→ Set task: In the material below, list every line carrying the string "with".

→ Information supplied:
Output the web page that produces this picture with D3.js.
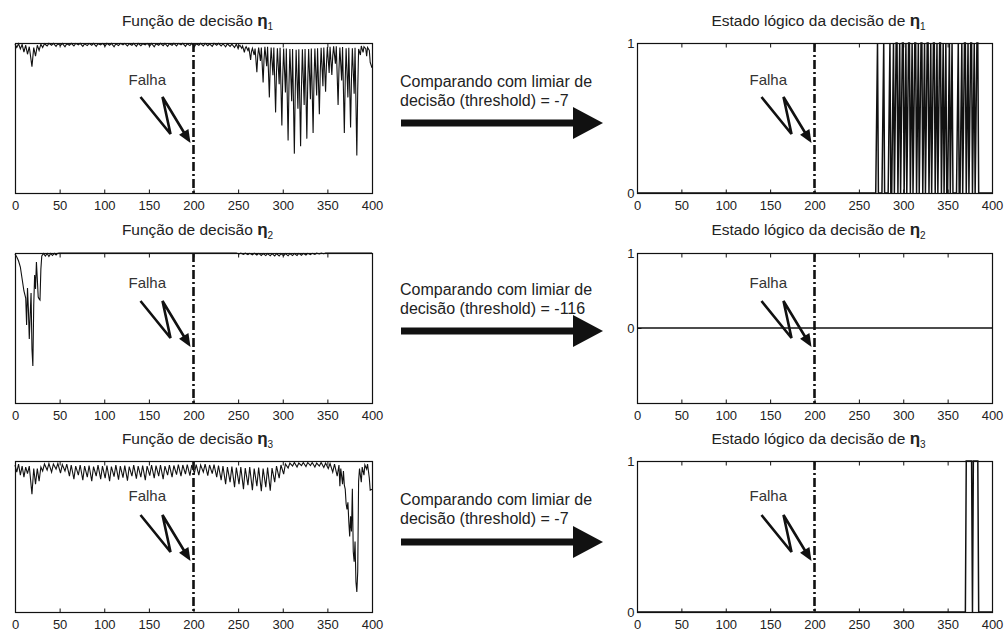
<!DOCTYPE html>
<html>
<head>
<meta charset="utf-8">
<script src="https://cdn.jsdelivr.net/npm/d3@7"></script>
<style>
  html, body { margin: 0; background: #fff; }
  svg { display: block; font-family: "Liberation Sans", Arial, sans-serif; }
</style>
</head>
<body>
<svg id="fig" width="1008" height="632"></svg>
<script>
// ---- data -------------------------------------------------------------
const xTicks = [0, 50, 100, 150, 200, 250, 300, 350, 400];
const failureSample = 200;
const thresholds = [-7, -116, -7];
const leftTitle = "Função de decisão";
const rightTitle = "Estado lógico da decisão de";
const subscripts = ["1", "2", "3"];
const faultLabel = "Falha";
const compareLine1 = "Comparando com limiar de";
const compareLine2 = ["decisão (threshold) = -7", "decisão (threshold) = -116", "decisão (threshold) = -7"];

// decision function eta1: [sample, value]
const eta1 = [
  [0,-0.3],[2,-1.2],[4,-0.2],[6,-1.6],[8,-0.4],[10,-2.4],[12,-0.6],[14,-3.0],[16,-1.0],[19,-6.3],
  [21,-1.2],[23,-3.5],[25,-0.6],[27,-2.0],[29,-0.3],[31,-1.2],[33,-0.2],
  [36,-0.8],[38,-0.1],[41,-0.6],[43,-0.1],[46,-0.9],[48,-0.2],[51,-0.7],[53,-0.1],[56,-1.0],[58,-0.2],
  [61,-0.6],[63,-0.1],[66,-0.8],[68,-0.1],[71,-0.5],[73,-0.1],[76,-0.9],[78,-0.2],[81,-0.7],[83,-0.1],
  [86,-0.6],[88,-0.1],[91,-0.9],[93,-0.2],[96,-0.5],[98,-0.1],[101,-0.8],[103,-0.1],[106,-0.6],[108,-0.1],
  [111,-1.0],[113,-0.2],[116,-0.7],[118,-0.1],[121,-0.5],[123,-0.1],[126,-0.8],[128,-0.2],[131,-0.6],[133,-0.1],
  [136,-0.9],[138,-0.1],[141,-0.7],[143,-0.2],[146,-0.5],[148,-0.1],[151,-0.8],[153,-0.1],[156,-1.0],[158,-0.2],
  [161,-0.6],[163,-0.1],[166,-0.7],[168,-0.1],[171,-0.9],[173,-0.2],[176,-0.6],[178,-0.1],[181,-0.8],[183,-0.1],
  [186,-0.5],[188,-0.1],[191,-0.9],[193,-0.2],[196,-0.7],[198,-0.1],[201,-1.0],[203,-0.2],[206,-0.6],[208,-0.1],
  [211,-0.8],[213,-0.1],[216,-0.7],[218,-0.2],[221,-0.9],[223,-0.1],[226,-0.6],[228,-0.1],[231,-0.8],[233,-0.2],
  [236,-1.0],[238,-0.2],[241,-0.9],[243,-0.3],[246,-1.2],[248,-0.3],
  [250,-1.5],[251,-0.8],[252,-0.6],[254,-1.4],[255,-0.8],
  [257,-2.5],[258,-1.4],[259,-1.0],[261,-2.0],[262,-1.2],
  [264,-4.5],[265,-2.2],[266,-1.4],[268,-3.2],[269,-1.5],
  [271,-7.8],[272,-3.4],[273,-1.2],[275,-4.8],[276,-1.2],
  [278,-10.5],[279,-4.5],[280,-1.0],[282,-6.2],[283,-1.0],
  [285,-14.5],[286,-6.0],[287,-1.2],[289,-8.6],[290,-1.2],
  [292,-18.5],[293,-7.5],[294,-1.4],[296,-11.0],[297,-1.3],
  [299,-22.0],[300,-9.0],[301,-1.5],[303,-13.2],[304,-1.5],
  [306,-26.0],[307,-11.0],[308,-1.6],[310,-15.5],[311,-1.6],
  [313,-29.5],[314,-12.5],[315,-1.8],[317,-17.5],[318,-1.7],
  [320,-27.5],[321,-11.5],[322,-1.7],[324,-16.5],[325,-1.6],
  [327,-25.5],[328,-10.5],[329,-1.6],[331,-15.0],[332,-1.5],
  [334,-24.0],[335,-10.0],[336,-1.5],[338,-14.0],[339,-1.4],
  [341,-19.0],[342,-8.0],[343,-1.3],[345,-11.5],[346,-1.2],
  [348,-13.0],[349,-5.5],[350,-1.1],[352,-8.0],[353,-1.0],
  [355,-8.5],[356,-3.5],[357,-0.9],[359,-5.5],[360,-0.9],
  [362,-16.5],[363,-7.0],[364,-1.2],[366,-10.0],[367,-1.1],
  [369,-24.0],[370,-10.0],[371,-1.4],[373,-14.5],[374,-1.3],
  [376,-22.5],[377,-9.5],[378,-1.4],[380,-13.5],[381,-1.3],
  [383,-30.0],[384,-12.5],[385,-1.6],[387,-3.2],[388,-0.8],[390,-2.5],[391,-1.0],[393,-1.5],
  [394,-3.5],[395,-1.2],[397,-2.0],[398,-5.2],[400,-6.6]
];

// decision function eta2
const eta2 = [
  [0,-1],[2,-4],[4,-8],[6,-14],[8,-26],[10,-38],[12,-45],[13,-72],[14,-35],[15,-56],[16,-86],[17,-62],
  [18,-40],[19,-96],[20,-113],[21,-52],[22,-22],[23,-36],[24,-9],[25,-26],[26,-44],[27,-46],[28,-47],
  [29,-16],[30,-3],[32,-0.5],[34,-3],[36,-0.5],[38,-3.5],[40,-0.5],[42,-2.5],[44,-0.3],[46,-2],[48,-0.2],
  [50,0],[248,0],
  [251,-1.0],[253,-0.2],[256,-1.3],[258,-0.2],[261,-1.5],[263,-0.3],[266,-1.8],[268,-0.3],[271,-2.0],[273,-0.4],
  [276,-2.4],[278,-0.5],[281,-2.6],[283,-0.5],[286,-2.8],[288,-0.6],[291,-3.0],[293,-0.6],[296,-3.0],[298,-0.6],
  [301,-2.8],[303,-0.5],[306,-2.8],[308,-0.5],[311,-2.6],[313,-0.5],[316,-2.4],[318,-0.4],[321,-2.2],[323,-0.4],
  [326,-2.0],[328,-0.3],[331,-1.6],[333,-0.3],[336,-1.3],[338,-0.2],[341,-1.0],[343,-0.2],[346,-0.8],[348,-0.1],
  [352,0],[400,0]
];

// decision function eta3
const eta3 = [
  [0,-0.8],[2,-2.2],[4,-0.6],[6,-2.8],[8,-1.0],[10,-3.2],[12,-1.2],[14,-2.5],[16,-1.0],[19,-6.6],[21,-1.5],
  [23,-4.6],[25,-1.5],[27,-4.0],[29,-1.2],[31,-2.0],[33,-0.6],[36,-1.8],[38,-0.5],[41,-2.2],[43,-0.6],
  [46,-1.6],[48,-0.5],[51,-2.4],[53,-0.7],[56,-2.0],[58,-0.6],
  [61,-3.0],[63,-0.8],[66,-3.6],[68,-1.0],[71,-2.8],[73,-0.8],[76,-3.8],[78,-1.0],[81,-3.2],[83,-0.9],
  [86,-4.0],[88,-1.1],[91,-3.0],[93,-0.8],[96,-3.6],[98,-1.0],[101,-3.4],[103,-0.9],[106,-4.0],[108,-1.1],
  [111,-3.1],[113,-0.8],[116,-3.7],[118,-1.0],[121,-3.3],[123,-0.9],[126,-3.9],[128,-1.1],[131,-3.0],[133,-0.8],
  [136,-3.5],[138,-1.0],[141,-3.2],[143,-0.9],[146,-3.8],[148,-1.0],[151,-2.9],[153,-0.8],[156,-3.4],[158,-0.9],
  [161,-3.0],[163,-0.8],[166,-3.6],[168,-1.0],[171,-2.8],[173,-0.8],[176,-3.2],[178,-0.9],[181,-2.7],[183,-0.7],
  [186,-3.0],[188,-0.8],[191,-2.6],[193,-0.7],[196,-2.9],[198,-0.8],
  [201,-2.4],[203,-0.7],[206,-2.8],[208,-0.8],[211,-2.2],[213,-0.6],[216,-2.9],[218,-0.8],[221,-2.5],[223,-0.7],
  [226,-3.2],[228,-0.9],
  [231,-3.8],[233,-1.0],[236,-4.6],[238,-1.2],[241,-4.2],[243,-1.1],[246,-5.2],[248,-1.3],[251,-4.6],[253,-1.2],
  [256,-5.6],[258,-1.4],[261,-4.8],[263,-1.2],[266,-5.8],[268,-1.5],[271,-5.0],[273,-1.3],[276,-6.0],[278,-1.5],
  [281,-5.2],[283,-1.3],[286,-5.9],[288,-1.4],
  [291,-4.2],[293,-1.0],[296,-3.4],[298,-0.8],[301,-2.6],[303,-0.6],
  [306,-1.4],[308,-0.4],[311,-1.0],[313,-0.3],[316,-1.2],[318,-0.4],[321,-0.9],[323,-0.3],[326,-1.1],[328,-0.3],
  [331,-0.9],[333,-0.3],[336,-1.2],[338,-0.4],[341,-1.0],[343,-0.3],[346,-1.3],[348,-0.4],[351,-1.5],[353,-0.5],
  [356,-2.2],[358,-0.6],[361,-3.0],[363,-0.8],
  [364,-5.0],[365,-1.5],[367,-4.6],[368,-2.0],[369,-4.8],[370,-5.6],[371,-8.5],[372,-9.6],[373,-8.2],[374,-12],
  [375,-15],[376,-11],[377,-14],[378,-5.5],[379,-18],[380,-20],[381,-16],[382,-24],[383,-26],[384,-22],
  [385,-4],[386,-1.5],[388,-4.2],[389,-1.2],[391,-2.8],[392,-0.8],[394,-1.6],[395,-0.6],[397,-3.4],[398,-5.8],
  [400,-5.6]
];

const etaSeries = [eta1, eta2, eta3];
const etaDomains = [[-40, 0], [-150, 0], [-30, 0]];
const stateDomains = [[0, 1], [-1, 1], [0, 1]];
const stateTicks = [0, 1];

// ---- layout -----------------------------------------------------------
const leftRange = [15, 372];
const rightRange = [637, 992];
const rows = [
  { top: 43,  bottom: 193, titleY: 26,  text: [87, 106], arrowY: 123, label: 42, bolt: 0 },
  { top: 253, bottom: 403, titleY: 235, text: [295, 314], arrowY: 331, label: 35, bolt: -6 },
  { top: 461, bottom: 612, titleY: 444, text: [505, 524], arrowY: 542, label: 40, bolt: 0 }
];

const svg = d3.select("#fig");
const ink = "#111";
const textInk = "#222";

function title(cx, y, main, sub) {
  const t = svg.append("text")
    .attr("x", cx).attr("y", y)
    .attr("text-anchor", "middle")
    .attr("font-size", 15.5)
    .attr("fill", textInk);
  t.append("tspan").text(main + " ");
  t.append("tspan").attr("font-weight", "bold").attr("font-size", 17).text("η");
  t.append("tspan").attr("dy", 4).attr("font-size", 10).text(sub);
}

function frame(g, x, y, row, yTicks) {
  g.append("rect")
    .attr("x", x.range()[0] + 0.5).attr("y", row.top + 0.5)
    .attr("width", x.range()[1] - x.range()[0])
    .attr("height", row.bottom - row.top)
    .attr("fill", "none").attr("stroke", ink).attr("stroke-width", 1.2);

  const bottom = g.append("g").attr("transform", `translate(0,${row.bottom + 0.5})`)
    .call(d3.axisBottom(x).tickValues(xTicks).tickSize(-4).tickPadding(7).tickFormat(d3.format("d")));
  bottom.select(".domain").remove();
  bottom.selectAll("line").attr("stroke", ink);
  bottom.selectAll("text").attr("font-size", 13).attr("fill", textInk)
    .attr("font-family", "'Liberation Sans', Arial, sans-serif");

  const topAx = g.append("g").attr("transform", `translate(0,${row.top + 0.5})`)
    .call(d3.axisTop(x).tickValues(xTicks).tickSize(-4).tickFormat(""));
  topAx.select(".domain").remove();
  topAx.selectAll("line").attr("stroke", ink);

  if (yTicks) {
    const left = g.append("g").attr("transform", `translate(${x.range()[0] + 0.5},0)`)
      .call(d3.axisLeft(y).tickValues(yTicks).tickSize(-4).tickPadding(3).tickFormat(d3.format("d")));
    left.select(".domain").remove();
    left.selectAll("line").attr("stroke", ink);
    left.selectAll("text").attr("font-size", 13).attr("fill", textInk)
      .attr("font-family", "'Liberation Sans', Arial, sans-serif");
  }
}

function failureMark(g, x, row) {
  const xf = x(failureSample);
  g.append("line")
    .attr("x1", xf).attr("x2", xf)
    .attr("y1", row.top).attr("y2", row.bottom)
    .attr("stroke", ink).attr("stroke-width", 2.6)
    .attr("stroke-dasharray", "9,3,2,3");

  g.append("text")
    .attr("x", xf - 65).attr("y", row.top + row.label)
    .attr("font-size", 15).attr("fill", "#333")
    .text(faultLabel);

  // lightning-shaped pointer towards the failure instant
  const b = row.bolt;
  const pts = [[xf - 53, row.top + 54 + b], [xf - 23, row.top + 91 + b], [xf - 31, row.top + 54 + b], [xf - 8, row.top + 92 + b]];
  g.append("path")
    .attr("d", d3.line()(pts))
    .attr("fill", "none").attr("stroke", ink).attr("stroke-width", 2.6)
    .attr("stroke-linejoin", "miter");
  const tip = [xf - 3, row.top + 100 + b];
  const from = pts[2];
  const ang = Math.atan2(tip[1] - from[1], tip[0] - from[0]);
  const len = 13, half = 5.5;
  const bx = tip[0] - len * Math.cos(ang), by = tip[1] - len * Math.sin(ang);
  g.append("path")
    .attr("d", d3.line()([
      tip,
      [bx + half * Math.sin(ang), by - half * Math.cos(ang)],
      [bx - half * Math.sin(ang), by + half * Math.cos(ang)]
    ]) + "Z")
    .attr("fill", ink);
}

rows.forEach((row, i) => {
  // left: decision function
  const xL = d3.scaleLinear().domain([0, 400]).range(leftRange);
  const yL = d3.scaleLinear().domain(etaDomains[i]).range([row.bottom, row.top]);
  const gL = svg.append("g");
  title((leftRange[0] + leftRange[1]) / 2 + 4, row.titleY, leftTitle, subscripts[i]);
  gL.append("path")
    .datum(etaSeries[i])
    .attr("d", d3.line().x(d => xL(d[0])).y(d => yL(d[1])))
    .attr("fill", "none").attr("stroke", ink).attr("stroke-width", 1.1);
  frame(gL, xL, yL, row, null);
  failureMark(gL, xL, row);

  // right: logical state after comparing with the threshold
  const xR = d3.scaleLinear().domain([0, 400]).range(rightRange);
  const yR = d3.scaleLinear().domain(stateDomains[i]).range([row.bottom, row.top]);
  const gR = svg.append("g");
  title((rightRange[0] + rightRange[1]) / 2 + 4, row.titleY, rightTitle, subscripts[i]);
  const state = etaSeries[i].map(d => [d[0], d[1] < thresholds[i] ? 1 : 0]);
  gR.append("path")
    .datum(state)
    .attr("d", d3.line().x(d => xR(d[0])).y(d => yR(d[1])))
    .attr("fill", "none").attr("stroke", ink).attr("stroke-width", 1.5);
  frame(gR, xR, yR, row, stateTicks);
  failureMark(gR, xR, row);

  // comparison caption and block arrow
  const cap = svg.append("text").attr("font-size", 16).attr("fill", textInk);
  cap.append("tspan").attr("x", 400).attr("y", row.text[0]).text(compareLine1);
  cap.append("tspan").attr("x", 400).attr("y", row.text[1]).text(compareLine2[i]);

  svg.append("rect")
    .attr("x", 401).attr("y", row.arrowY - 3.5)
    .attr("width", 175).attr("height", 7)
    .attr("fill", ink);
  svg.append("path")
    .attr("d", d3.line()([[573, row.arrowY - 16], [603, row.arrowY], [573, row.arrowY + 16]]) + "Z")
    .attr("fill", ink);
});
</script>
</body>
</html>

→ Output:
Output the web page that produces this picture with D3.js.
  // right: logical state after comparing with the threshold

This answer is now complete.